The eventual revelation of his identity provides the answer she’s needed and validation that everything endured wasn’t in her head. It leads to a powerful release of pent-up feelings that have led her to drug-abuse and prostitution as a means to numb her from the truth. We see fear in her eyes, an embarrassment and lack of worth allowing her to push those she loves away in order to save them from her nightmare. She cannot risk “Bob” knowing their identities so he can weaponize her love. She cannot risk sobriety because seeing her assailant as “Bob” is better than seeing him in his earthly form. How she rebels to escape reality becomes salvation. And if it somehow kills her in the process, maybe that’s an ideal fate.

Lynch delves into all of Laura’s secrets in a way that puts her on center stage like the show never could. How he does it relies upon our knowledge of the series—so this movie should always be watched after both seasons despite it taking place before them—and as such makes it difficult to truly look upon Fire Walk with Me as a standalone piece. But I don’t think that was ever part of its intention. Lynch and Lee both hoped to get to the heart of this character that we never saw except via flashbacks. Her death may get the ball rolling as far as the FBI coming into Twin Peaks to overturn more rocks, but her life is what brought “Bob” into their world.

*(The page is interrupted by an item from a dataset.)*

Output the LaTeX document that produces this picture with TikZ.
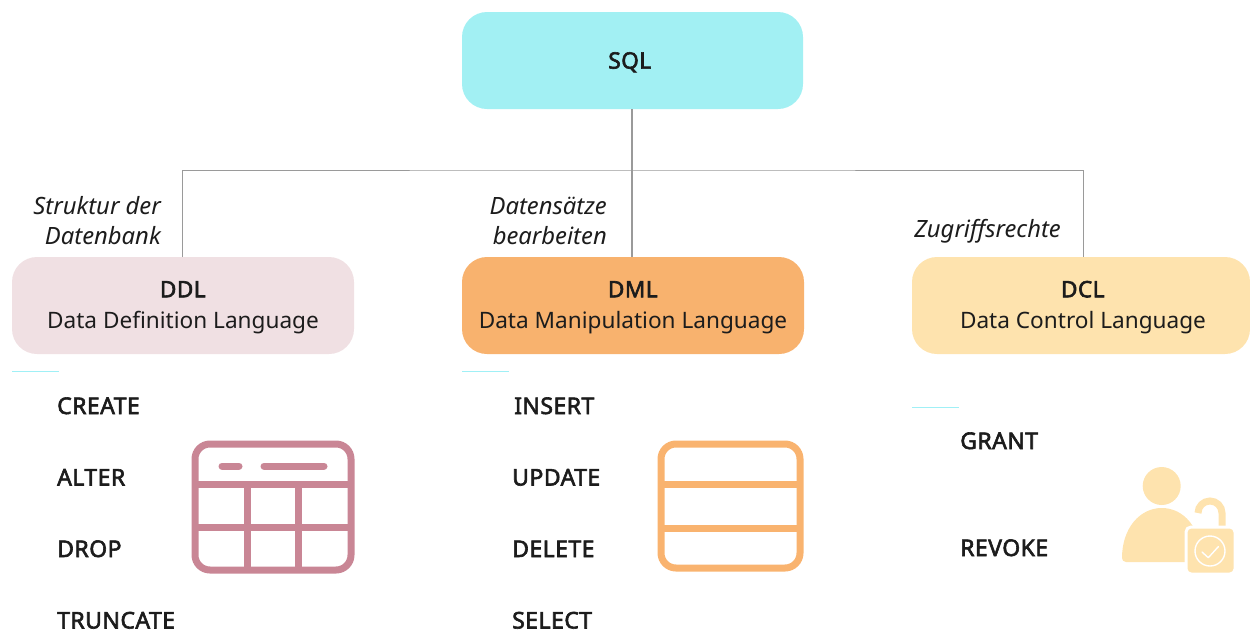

We’ll see how it was his desire to keep Laura in his sights that led to everything. This is as much a story about his evil as her tragedy. It’s about a war between good and bad with unlikely suppliers of the former (see the Tremonds) and immortal creatures wielding the latter. Laura’s absent angels exist in places she doesn’t quite understand yet with the horrors of incest, corruption, and abuse visible in the spotlight without supernatural surrealism to cloud the impact of what’s happening. And both Lee and Wise are up to the task to handle the subject matter with performances that can’t help but shine above the franchise’s usual soap opera hysterics. To watch Wise’s face instantly shift from doting father to violent monster is unforgettable.

It becomes an expressionistic artwork with reds and blues, thematic juxtapositions dissolving into each other, and the transference of place between our plane and the next, but it’s very raw and graphic in its authenticity too. Laura’s transitions from preoccupied victim struggling to stay afloat to high school sweetheart using an artificial air of bubbly excitement is all that overshadows Wise’s performance. These two complex roles allow a glimpse at the humanity both possess, humanity that outside forces have attempted to erase. Those who watched the show know that justice is impossible in any real sense of the word, so this film exists to say that Laura’s death was not in vain. Right to the end she wouldn’t succumb to “Bob’s” desires. Her identity bent but never broke.

So it works as a sequel too. Besides the cameo by Heather Graham‘s Annie supposing that time doesn’t exist in the Black Lodge (“Bob’s” current, past, and future forms forever trapped together and not at all), its display of “Bob’s” power explains how insidious he is. He uses pain to wear down his potential vessels until they become so caught up in the suffering of those they love that they’ll do anything to stop it. The fact Laura never gave up therefore means something. She wasn’t just a victim; she was a warrior who went toe-to-toe with “Bob” and defeated him. Her existence in the Black Lodge isn’t necessarily as a prisoner as much as a symbol of purity, warning others who stumble into its red curtains.

This surreal labyrinth without escape embodies Hell, its walls craving the suffering of innocents. It houses entities of ill intent even as their real world counterparts forsake them (see Al Strobel‘s Philip Gerard). And it of course parallels the as yet unseen White Lodge, a place of goodness that may exist right atop the Black. Perhaps the part of the Lodge we see is merely a waiting room filled with those trying to drag mankind down to the depths of horror. The good—Sarah Palmer’s (Grace Zabriske) horse and Carel Struycken‘s giant—remain in our world guiding those who have gone astray. Maybe the Lodge is simply a glimpse at our eternal souls, the war for humanity waging on behind the scenes with evil sadly in the lead.